Of the many rules in the draft, three are particularly consequential:

  1. Rule 18,
  2. Rule 23, and
  3. Rule 27.

No More Daily Login Rewards or Bonuses

Rule 18 eliminates daily login rewards, bonuses for first-time top-ups, and rewards for consecutive purchases—key elements that drive player engagement and in-app purchasing behavior. The removal of these incentives is likely to reduce daily active users and in-app revenue, and could eventually force publishers to fundamentally overhaul their game design and monetization strategies.

No Converting In-Game Assets Into Real Cash

Rule 23 is set to prohibit publishers from facilitating the conversion of in-game assets into real cash. This is a heavy blow for companies like NetEase, which operate numerous massively multiplayer online role-playing games, or MMORPGs, with intricate economies and a wealth of virtual assets such as gear, currency, and collectibles.
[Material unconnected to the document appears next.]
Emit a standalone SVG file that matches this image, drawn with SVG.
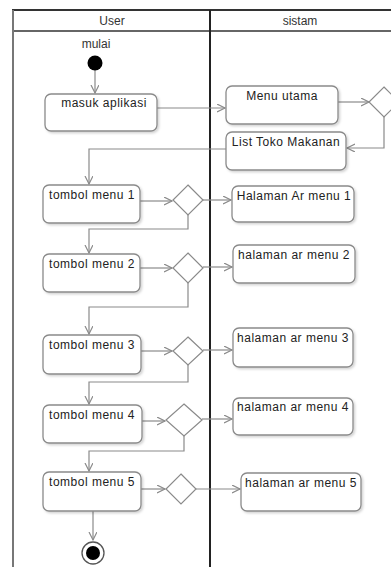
<svg xmlns="http://www.w3.org/2000/svg" width="391" height="567" viewBox="0 0 391 567">
<defs>
<style>
.lane{fill:none;stroke:#333;stroke-width:1.5}
.act{fill:#fff;stroke:#8a8a8a;stroke-width:1.3;filter:url(#sh)}
.dec{fill:#fff;stroke:#8a8a8a;stroke-width:1.2}
.t{font-family:"Liberation Sans",Arial,sans-serif;font-size:12px;fill:#222;letter-spacing:0.5px;text-anchor:middle}
.h{font-family:"Liberation Sans",Arial,sans-serif;font-size:12px;fill:#333;text-anchor:middle}
.c{fill:none;stroke:#8a8a8a;stroke-width:1.2;marker-end:url(#ar)}
</style>
<marker id="ar" markerWidth="10" markerHeight="10" refX="8" refY="4" orient="auto" markerUnits="userSpaceOnUse">
<path d="M0,0 L8,4 L0,8" fill="none" stroke="#8a8a8a" stroke-width="1.2"/>
</marker>
<filter id="sh" x="-10%" y="-10%" width="130%" height="140%">
<feDropShadow dx="1.5" dy="1.5" stdDeviation="1.2" flood-color="#000" flood-opacity="0.18"/>
</filter>
</defs>
<rect width="391" height="567" fill="#fff"/>
<g id="swimlanes">
<line x1="12" y1="10" x2="391" y2="10" stroke="#333" stroke-width="2"/>
<line x1="12" y1="31" x2="391" y2="31" stroke="#333" stroke-width="1.5"/>
<line x1="13" y1="10" x2="13" y2="567" stroke="#777" stroke-width="2"/>
<line x1="210" y1="10" x2="210" y2="567" stroke="#222" stroke-width="2"/>
<text class="h" x="112" y="25">User</text>
<text class="h" x="300" y="25">sistam</text>
</g>
<g id="connectors">
<line class="c" x1="95" y1="70" x2="95" y2="93"/>
<line class="c" x1="157" y1="108" x2="225" y2="108"/>
<line class="c" x1="338" y1="102" x2="369" y2="102"/>
<polyline class="c" points="384,117 384,148 347,148"/>
<polyline class="c" points="226,149 89,149 89,184"/>
<line class="c" x1="140" y1="201" x2="172" y2="201"/>
<line class="c" x1="203" y1="200" x2="231" y2="200"/>
<polyline class="c" points="188,215 188,229 89,229 89,253"/>
<line class="c" x1="140" y1="268" x2="172" y2="268"/>
<line class="c" x1="203" y1="267" x2="232" y2="267"/>
<polyline class="c" points="188,283 188,307 89,307 89,334"/>
<line class="c" x1="141" y1="351" x2="172" y2="351"/>
<line class="c" x1="203" y1="350" x2="232" y2="350"/>
<polyline class="c" points="188,365 188,382 89,382 89,404"/>
<line class="c" x1="142" y1="421" x2="165" y2="421"/>
<line class="c" x1="202" y1="419" x2="232" y2="419"/>
<polyline class="c" points="184,436 184,451 89,451 89,471"/>
<line class="c" x1="141" y1="489" x2="165" y2="489"/>
<line class="c" x1="196" y1="489" x2="240" y2="489"/>
<line class="c" x1="93" y1="511" x2="93" y2="540"/>
</g>
<g id="start">
<text class="h" x="96" y="48" font-size="11">mulai</text>
<circle cx="95" cy="63" r="7.5" fill="#000"/>
</g>
<g id="masuk-aplikasi"><rect class="act" x="45" y="94" width="112" height="37" rx="6"/><text class="t" x="104" y="107">masuk aplikasi</text></g>
<g id="menu-utama"><rect class="act" x="226" y="86" width="112" height="38" rx="6"/><text class="t" x="282" y="100">Menu utama</text></g>
<g id="dec0"><polygon class="dec" points="384,87 399,102 384,117 369,102"/></g>
<g id="list-toko"><rect class="act" x="226" y="132" width="120" height="38" rx="6"/><text class="t" x="286" y="146">List Toko Makanan</text></g>
<g id="tombol1"><rect class="act" x="43" y="185" width="97" height="38" rx="6"/><text class="t" x="92" y="199">tombol menu 1</text></g>
<g id="dec1"><polygon class="dec" points="188,185 203,200 188,215 173,200"/></g>
<g id="halaman1"><rect class="act" x="232" y="186" width="122" height="36" rx="6"/><text class="t" x="294" y="200">Halaman Ar menu 1</text></g>
<g id="tombol2"><rect class="act" x="43" y="254" width="97" height="38" rx="6"/><text class="t" x="92" y="268">tombol menu 2</text></g>
<g id="dec2"><polygon class="dec" points="188,253 203,268 188,283 173,268"/></g>
<g id="halaman2"><rect class="act" x="233" y="245" width="122" height="38" rx="6"/><text class="t" x="294" y="259">halaman ar menu 2</text></g>
<g id="tombol3"><rect class="act" x="43" y="335" width="98" height="39" rx="6"/><text class="t" x="92" y="349">tombol menu 3</text></g>
<g id="dec3"><polygon class="dec" points="188,337 203,351 188,365 173,351"/></g>
<g id="halaman3"><rect class="act" x="233" y="328" width="120" height="39" rx="6"/><text class="t" x="293" y="342">halaman ar menu 3</text></g>
<g id="tombol4"><rect class="act" x="43" y="405" width="99" height="38" rx="6"/><text class="t" x="92" y="419">tombol menu 4</text></g>
<g id="dec4"><polygon class="dec" points="184,404 202,420 184,436 166,420"/></g>
<g id="halaman4"><rect class="act" x="233" y="398" width="120" height="37" rx="6"/><text class="t" x="293" y="411">halaman ar menu 4</text></g>
<g id="tombol5"><rect class="act" x="43" y="472" width="98" height="39" rx="6"/><text class="t" x="92" y="486">tombol menu 5</text></g>
<g id="dec5"><polygon class="dec" points="181,474 196,489 181,504 166,489"/></g>
<g id="halaman5"><rect class="act" x="241" y="473" width="120" height="38" rx="6"/><text class="t" x="301" y="487">halaman ar menu 5</text></g>
<g id="end">
<circle cx="93" cy="553" r="11" fill="#fff" stroke="#555" stroke-width="1.3"/>
<circle cx="93" cy="553" r="7" fill="#000"/>
</g>
</svg>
Preventing the cash-out of these assets threatens to drain the in-game economy's liquidity and could dissuade players from making investments in virtual goods.

Reduction in Revenue from Loot Boxes

Lastly, Rule 27 mandates that game providers offer players alternative methods to acquire virtual items that are also available in loot boxes. This requirement could diminish the rarity and value of items currently exclusive to loot boxes, which have traditionally been a significant revenue stream for gaming companies.